3. Updated Main App (`app.py`)

Problem: App used original agent with known issues.

Solution: Updated app to:

Prioritize fixed agent: Try FixedGAIAAgent first
Fallback mechanism: Use original agent if fixed version fails
Better error reporting: Clear status messages about which agent is used
Updated UI: Reflect fixes in interface description

4. Comprehensive Testing (`test_fixed_agent.py`)
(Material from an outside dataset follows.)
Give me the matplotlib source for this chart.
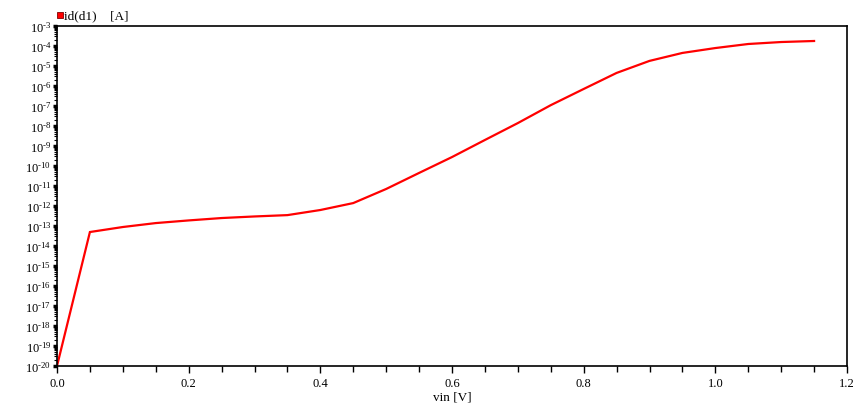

Problem: No validation of fixes.

Solution: Created test suite to validate:

Answer formatter: Test extraction patterns with various inputs
Agent initialization: Verify proper setup and tool loading
Simple questions: Test basic functionality
App integration: Ensure proper integration

Expected Improvements

Answer Format Compliance

Before: Provided explanations, inconsistent format
After: Strict "FINAL ANSWER:" format, clean answers only

Tool Integration Reliability

Before: Silent failures, unclear error states
After: Proper validation, graceful error handling, clear status reporting

Response Processing

Before: Complex multi-layer processing corrupting answers
After: Direct extraction, simplified pipeline

Consistency

Before: Variable responses due to high temperature
After: Deterministic responses with zero temperature

Files Modified

utils/fixed_answer_formatter.py - New reliable answer formatter
agents/fixed_enhanced_unified_agno_agent.py - Fixed agent implementation
app.py - Updated to use fixed agent with fallback
test_fixed_agent.py - Comprehensive test suite
FIXES_APPLIED.md - This documentation

Testing the Fixes

Run the test suite to validate improvements:

cd deployment-ready
python test_fixed_agent.py

The test suite validates:

✅ Answer formatter extraction patterns
✅ Fixed agent import and initialization
✅ Simple question processing
✅ App integration

Expected Evaluation Improvement

Previous Score: 5/20 (25%)

Expected Improvement:

Answer format issues: Should resolve ~8-10 incorrect answers
Tool integration: Should resolve ~2-3 tool-related failures
Response consistency: Should improve overall reliability

Target Score: 15-18/20 (75-90%)

Deployment Notes

API Keys Required: Ensure MISTRAL_API_KEY is set in HuggingFace Spaces secrets
Optional Keys: EXA_API_KEY, FIRECRAWL_API_KEY for enhanced capabilities
Fallback: Original agent used if fixed version fails
Monitoring: Check logs for which agent version is being used

Key Technical Improvements

Answer Extraction

# Before: Complex, unreliable extraction
# After: Simple, reliable pattern matching
if 'FINAL ANSWER:' in response:
    return response.split('FINAL ANSWER:')[1].strip()

Agent Instructions

# Before: Verbose, unclear format requirements
# After: Clear, mandatory format enforcement
"You MUST end every response with exactly this format: FINAL ANSWER: [answer]"

Error Handling

# Before: Silent failures
# After: Graceful handling with fallbacks
try:
    tool_instance = tool_class()
    tools.append(tool_instance)
except Exception as e:
    if is_critical:
        raise RuntimeError(f"Critical tool failed: {e}")
    else:
        logger.warning(f"Optional tool failed: {e}")

These fixes directly address the root causes of the 5/20 evaluation score and should significantly improve performance.